We like to think that we have a lot in common with our neighbors to the north, but the closer you look at them the more our little differences stand out. Like the way they pronounce the last letter of the alphabet as "zed," or how they don't use pennies.
But some of the most glaring differences between Canada and the United States are the foods we eat. It's not just small changes, like how they call DiGiorno pizza Delissio, Canada actually has lots of weird products that you can't get anywhere else.
We've made a list of the 10 biggest differences American snack-lovers will pick up on if they visit the Great White North. While we try to do our best to explain the appeal, we may never understand their love for bagged milk or "KD."
1. Donut Holes are Timbits
The tasty, bite-sized baked goods that you can get from your favorite doughnut shop go by a lot of different names, including Munchkins if you frequent Dunkin' Donuts. In Canada they're known simply as Timbits. But who exactly is Tim? If you live close enough to the border, you might know that Tim Hortons is Canada's go-to coffee and donuts shop, hence the nickname.
2. Maple syrup versus table syrup
Canucks are very defensive about their maple syrup, but mostly because we're in the dark about what we're actually pouring on our pancakes. Most shoppers - and restaurants - use table syrup (also called pancake syrup), which may be maple flavored but is actually just a mix of sugar and water. Maple syrup, meanwhile, is sap which is boiled with sugar, and it's better for your health.
3. Canadian Bacon
This one is a little complicated: in both countries "bacon" means the long, crispy strips we know and love. What we think of as "Canadian bacon" is just peameal, or smoked back bacon, comparable to a slice of smoked ham. Meanwhile, in Canada peameal bacon is usually rolled in cornmeal so it's crispier. Whatever way you slice it, bacon is delicious!

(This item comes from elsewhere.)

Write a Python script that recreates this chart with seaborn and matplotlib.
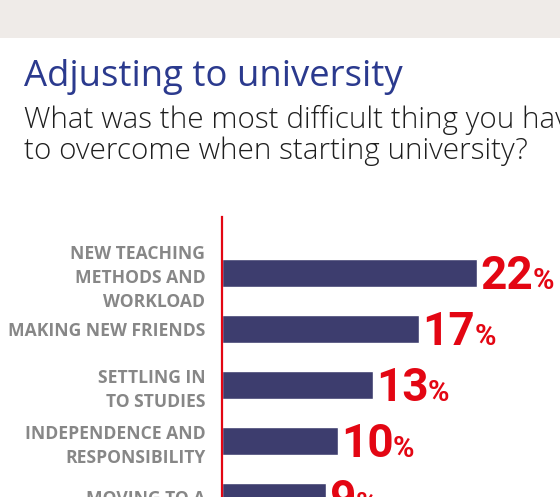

4. Jos Louis versus Ding Dongs
American kids grew up with the classic, cream-filled Hostess treat in their lunch bags, but our Canadian neighbors are more familiar with this treat that has red velvet filling. We won't weigh in on which one is best, since they're both pretty spectacular.
5. Bagged milk
Most people have heard that Canadians buy their milk in bags, but can only wonder why. It turns out once glass milk bottles went out of style, tricky rules involving the Metric system made it hard to switch to cartons, so in some parts of the country bagged milk became the solution. You snip a hole in the top and pour the milk from a plastic pitcher. The bags have stuck around because they reduce waste and plastic, but mainly because they're so popular.